TASK PROMPT:
Exactly as written, set down the lines from the top of the entries through the line bearing "import * as", with every picture left out.

ENTRIES SHOWN:
::::

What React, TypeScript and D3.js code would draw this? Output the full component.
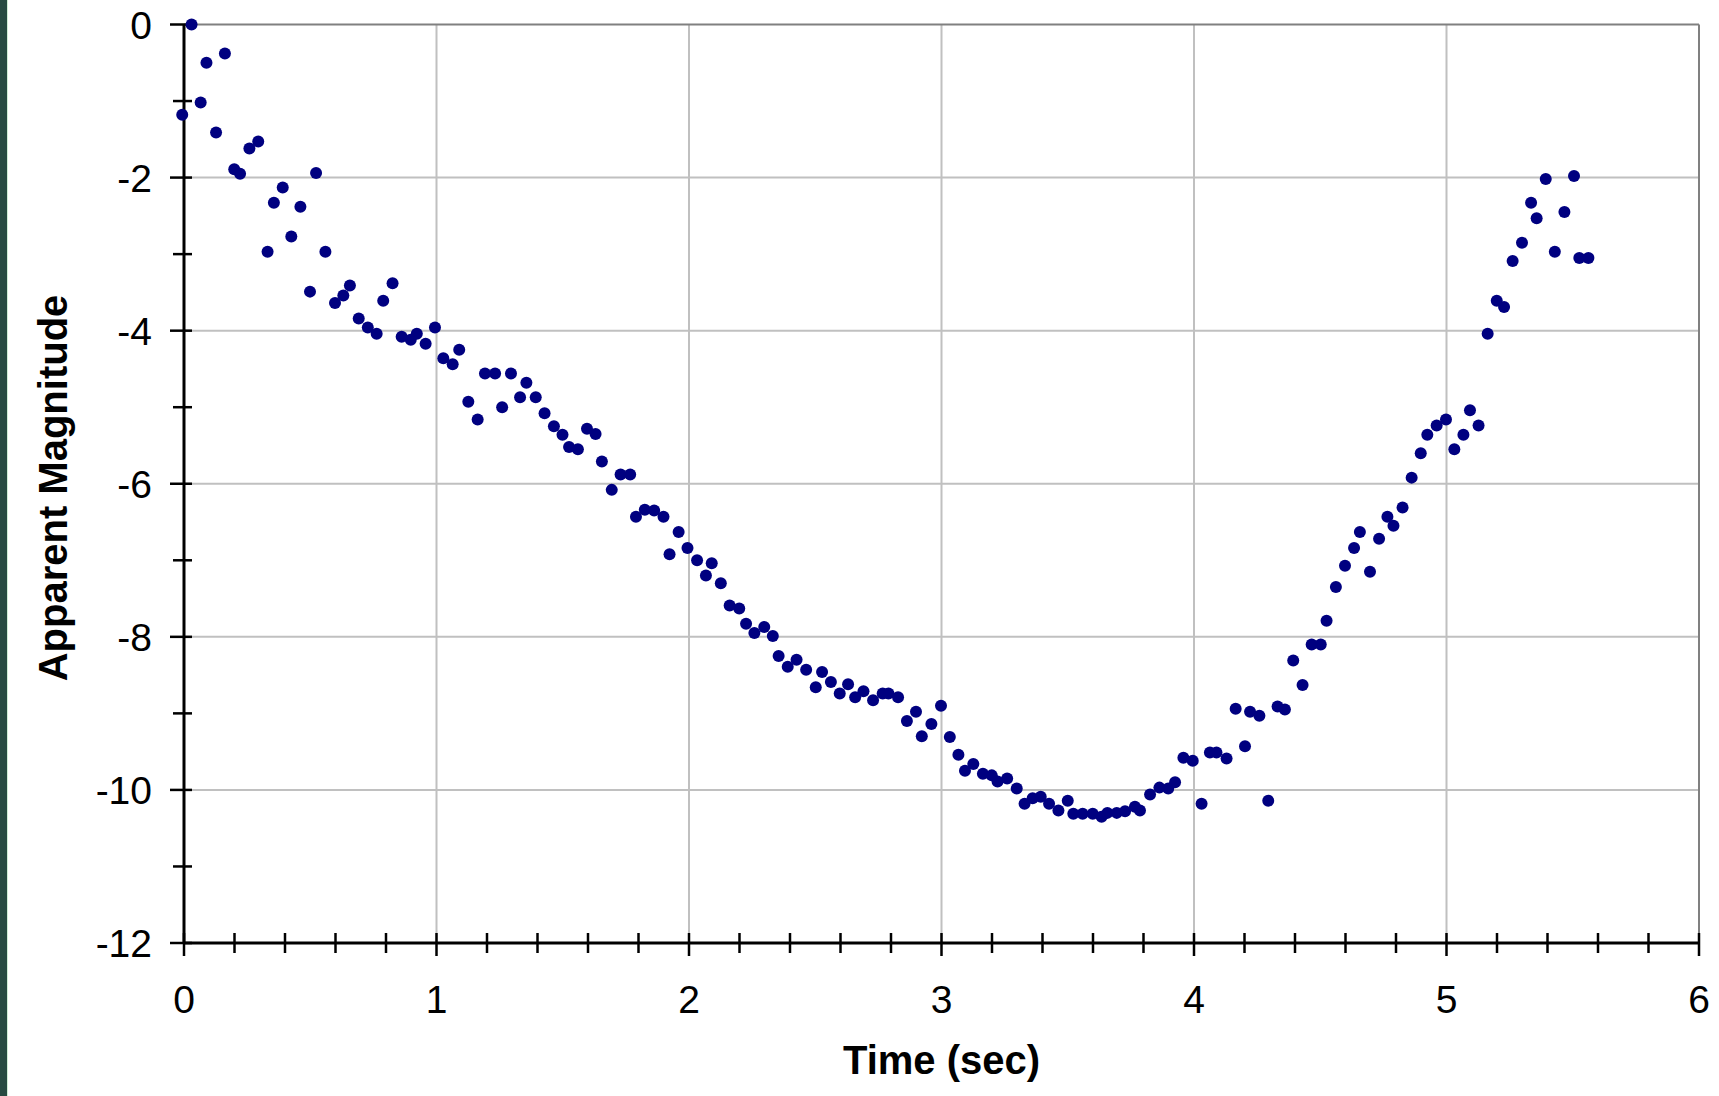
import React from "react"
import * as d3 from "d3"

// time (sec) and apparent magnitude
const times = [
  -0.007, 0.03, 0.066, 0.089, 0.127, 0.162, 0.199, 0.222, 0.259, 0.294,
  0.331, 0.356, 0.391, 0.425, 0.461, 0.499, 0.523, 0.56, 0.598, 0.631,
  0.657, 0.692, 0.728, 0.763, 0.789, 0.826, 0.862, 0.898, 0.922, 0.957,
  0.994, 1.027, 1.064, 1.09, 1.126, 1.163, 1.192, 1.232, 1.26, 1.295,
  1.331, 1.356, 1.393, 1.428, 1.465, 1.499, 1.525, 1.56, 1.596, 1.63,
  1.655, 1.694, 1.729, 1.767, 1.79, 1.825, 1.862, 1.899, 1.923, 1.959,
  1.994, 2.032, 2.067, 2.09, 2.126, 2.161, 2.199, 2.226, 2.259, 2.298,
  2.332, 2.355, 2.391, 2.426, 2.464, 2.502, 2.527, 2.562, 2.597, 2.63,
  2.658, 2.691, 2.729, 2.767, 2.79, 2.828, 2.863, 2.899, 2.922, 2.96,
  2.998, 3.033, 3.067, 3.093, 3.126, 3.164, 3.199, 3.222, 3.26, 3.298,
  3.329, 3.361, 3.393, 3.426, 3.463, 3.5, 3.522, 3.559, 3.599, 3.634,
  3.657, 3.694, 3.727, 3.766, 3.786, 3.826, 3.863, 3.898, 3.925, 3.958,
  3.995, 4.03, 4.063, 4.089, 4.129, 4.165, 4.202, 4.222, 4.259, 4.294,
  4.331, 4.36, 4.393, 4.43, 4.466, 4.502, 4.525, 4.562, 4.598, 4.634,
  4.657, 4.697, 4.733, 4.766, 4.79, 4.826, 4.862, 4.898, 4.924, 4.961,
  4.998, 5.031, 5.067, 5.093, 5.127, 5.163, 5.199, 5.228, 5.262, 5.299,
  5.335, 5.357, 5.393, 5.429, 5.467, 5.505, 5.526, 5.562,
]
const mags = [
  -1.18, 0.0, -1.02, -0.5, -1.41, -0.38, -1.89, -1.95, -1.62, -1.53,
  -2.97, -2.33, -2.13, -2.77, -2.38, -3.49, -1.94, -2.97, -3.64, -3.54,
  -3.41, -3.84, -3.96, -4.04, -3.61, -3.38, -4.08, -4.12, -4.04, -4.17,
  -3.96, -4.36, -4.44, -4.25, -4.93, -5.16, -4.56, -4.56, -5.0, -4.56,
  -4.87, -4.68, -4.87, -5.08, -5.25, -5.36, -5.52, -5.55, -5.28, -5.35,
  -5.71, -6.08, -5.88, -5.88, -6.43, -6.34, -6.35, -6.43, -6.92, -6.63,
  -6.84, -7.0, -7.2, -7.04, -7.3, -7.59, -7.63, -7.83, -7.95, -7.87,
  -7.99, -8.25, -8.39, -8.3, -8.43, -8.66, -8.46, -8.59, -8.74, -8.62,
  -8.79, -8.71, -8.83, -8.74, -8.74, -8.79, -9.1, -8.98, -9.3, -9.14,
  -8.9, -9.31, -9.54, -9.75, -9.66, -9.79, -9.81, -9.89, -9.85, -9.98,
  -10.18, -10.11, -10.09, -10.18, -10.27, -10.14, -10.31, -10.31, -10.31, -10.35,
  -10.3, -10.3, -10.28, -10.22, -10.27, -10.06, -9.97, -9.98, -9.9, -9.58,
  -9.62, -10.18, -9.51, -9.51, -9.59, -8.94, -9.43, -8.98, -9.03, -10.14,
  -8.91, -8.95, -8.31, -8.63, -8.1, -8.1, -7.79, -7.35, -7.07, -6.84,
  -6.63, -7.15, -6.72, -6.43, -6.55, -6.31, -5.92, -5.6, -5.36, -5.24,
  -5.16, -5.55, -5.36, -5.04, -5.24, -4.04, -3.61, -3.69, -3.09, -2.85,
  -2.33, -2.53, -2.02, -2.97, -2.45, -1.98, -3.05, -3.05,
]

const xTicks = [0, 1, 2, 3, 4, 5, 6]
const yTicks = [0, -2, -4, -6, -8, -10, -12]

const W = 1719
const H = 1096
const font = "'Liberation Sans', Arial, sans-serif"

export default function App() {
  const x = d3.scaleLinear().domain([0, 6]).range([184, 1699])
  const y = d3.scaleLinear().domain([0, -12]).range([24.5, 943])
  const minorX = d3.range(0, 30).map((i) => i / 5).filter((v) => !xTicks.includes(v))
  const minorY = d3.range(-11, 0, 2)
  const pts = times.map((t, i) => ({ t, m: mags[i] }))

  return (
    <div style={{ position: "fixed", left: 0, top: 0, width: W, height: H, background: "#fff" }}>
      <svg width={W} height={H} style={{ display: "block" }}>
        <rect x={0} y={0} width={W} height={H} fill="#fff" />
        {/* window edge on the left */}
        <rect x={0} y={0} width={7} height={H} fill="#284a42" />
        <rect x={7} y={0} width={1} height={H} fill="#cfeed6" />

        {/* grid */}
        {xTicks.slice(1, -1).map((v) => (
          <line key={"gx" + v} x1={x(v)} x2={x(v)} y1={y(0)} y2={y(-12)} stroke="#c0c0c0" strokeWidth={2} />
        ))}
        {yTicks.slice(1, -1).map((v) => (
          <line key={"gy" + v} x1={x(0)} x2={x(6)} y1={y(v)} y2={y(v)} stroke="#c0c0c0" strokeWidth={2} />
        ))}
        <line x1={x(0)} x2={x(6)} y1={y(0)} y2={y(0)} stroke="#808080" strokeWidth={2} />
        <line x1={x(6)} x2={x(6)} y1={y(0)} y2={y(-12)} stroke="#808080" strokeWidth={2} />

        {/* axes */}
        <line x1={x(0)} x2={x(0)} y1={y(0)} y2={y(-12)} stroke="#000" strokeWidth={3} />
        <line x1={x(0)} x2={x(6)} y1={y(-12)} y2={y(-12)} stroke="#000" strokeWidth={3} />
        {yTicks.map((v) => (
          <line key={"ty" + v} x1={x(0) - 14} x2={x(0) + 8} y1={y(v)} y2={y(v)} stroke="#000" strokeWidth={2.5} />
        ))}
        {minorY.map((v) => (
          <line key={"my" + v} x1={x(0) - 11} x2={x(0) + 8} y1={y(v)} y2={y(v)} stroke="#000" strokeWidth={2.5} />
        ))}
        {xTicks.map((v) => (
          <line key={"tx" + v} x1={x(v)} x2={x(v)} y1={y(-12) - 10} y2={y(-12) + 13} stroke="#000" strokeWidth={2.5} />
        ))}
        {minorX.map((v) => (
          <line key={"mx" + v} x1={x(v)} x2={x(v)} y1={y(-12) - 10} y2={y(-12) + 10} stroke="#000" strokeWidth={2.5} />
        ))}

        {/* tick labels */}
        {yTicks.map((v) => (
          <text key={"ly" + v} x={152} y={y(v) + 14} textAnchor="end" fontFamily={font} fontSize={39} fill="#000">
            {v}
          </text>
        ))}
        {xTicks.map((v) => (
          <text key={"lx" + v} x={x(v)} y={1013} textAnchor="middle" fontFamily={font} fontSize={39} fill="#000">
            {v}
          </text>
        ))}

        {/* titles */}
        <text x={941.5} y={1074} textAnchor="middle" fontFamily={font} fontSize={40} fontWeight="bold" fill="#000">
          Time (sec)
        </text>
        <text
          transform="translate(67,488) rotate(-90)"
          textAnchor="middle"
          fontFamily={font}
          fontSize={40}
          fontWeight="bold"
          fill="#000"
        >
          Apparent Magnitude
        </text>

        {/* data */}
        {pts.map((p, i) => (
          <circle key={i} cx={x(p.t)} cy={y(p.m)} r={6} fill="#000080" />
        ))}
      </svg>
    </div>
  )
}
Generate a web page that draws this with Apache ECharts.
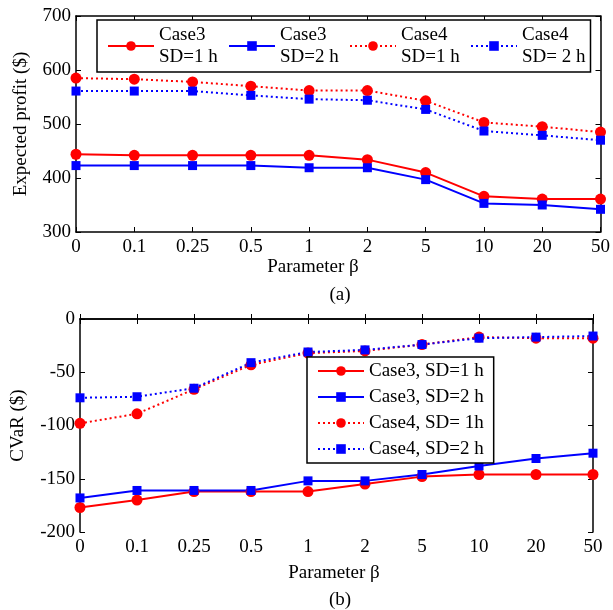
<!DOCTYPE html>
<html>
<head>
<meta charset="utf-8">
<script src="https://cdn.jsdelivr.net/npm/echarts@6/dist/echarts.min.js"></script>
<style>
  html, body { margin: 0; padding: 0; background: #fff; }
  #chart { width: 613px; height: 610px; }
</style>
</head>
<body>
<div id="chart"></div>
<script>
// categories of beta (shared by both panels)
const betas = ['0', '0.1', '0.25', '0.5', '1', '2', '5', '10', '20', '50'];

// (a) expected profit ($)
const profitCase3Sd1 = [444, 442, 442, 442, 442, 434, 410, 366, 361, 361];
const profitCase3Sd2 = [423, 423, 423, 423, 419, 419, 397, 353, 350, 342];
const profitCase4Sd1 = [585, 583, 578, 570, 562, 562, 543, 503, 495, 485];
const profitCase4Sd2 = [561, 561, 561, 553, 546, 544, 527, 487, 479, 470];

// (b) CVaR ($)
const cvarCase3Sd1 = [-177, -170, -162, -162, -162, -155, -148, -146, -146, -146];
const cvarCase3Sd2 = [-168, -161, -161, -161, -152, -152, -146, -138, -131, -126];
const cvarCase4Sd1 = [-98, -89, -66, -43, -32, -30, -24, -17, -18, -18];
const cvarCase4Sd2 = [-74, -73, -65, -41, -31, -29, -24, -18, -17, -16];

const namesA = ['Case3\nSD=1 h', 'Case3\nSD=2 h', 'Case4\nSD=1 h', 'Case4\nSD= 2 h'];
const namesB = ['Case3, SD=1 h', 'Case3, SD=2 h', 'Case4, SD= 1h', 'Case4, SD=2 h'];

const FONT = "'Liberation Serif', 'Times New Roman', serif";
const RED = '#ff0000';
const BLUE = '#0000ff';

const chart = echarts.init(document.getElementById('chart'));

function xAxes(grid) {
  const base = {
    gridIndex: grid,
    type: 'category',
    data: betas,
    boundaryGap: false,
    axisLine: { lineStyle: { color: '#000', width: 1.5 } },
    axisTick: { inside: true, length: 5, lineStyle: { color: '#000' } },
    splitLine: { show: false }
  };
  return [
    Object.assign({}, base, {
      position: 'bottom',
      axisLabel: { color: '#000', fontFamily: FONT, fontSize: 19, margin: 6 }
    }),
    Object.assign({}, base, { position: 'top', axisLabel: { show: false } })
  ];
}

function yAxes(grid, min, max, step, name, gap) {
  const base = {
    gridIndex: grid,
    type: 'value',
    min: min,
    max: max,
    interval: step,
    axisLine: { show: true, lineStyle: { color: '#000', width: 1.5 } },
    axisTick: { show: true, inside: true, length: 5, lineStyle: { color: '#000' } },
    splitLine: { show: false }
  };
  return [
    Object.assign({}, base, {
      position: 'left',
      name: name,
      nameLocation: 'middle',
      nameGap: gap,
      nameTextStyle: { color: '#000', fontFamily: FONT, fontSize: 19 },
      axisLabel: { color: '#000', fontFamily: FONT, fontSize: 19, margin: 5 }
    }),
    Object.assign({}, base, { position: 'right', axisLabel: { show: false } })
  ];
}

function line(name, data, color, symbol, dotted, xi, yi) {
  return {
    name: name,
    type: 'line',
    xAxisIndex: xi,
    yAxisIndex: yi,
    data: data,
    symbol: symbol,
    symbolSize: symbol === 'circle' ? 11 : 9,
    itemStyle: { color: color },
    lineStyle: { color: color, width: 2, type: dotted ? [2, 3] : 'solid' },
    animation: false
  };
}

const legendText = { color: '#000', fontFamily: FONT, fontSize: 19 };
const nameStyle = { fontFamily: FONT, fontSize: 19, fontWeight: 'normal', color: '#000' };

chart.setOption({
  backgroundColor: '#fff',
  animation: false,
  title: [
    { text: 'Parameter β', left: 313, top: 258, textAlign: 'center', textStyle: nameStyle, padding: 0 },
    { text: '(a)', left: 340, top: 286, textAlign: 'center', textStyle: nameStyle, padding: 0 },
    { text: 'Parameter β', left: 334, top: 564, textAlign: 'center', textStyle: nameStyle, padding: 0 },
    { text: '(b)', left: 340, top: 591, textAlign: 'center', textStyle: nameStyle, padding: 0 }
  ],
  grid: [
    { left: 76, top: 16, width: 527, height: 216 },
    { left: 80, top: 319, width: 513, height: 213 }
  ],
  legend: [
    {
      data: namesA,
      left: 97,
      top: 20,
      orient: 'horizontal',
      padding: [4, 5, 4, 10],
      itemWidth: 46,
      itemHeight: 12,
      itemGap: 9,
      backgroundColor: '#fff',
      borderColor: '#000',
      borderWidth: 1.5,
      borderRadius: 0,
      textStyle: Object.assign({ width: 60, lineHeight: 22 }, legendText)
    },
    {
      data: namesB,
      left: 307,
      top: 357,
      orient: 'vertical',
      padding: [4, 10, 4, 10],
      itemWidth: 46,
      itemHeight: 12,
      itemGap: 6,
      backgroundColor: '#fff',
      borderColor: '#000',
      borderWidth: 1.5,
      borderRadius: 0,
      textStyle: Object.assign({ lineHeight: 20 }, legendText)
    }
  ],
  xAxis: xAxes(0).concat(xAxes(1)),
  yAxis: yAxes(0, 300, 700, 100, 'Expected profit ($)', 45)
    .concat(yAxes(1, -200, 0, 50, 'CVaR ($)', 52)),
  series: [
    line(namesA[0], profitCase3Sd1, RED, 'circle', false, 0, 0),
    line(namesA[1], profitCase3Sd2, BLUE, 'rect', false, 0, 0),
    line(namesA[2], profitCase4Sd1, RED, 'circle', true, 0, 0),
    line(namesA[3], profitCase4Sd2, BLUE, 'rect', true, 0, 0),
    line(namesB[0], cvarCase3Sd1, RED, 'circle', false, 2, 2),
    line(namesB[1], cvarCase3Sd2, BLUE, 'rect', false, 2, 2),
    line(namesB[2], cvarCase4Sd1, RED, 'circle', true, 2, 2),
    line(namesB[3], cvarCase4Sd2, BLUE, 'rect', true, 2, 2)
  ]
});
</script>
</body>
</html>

::::

FINAL RESULT:
What React, TypeScript and D3.js code would draw this? Output the full component.
import React from "react"
import * as d3 from "d3"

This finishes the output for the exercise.